Do this: Nothing but the lines from the line with "Write the Plotly code for this chart." to the line with "import plotly.graph_objects as go", both included, is to be repeated, and those exactly. Leave out the pictures.

Provided records:
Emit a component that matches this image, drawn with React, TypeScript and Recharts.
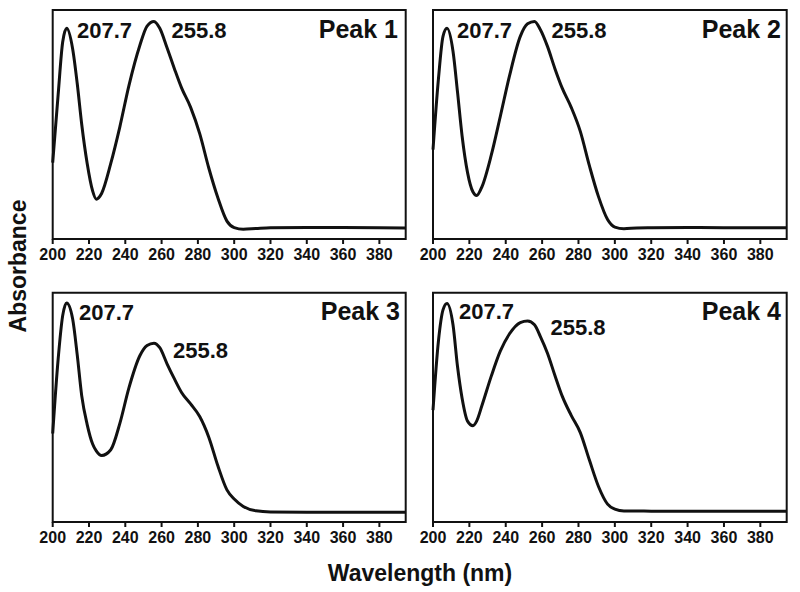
* * *
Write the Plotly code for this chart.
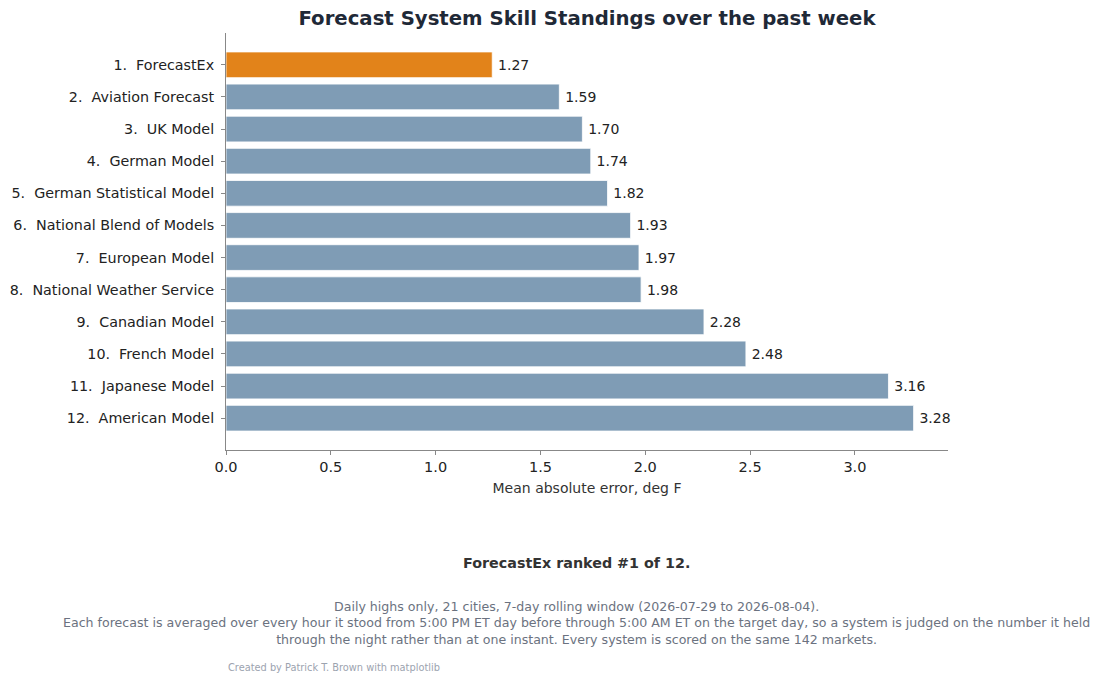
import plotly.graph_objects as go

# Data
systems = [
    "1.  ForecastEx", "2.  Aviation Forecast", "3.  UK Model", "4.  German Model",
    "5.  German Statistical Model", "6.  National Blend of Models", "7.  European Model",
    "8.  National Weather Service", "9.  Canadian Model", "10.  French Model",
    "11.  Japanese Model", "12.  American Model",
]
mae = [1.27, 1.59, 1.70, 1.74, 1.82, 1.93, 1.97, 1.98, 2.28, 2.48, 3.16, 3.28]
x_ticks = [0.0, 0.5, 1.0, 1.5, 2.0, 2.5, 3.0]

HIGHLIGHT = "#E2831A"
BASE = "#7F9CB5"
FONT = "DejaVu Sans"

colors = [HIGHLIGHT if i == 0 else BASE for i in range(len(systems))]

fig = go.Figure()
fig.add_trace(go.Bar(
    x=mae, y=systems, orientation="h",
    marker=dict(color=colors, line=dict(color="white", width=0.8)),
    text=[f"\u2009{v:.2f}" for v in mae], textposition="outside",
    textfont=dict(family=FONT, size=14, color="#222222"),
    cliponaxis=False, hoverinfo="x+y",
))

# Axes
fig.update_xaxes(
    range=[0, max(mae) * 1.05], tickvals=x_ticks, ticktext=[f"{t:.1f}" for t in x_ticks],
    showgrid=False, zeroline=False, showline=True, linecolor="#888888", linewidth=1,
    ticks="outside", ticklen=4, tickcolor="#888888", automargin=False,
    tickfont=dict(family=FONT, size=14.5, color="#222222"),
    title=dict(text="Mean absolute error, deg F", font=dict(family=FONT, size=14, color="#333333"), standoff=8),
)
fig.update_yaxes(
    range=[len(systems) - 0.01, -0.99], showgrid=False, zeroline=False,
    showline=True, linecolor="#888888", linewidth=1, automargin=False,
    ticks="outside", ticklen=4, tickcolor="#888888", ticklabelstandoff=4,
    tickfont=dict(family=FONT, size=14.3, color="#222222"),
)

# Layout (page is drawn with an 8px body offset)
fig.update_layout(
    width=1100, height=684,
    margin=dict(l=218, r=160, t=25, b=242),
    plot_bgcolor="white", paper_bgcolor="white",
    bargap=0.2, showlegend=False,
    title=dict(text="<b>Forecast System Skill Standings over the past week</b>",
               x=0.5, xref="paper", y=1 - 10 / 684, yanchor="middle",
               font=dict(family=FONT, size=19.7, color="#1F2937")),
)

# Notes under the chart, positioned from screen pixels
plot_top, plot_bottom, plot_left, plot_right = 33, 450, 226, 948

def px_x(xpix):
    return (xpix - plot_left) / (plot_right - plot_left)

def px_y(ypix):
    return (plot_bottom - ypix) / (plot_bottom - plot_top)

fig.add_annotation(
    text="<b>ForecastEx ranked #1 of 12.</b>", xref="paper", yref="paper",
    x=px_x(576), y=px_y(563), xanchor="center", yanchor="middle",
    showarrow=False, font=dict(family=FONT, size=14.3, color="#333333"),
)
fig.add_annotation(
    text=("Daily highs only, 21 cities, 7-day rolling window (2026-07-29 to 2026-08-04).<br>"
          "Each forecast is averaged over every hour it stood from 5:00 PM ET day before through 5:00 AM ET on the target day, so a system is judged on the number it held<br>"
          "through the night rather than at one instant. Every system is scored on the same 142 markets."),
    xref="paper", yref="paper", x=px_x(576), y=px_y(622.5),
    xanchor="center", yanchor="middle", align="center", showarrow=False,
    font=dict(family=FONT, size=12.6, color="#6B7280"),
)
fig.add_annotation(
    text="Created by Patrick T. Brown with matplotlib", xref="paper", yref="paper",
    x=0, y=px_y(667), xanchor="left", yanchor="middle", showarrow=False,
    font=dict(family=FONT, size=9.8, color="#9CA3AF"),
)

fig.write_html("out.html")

Task solution:
Write the Plotly code for this chart.
import plotly.graph_objects as go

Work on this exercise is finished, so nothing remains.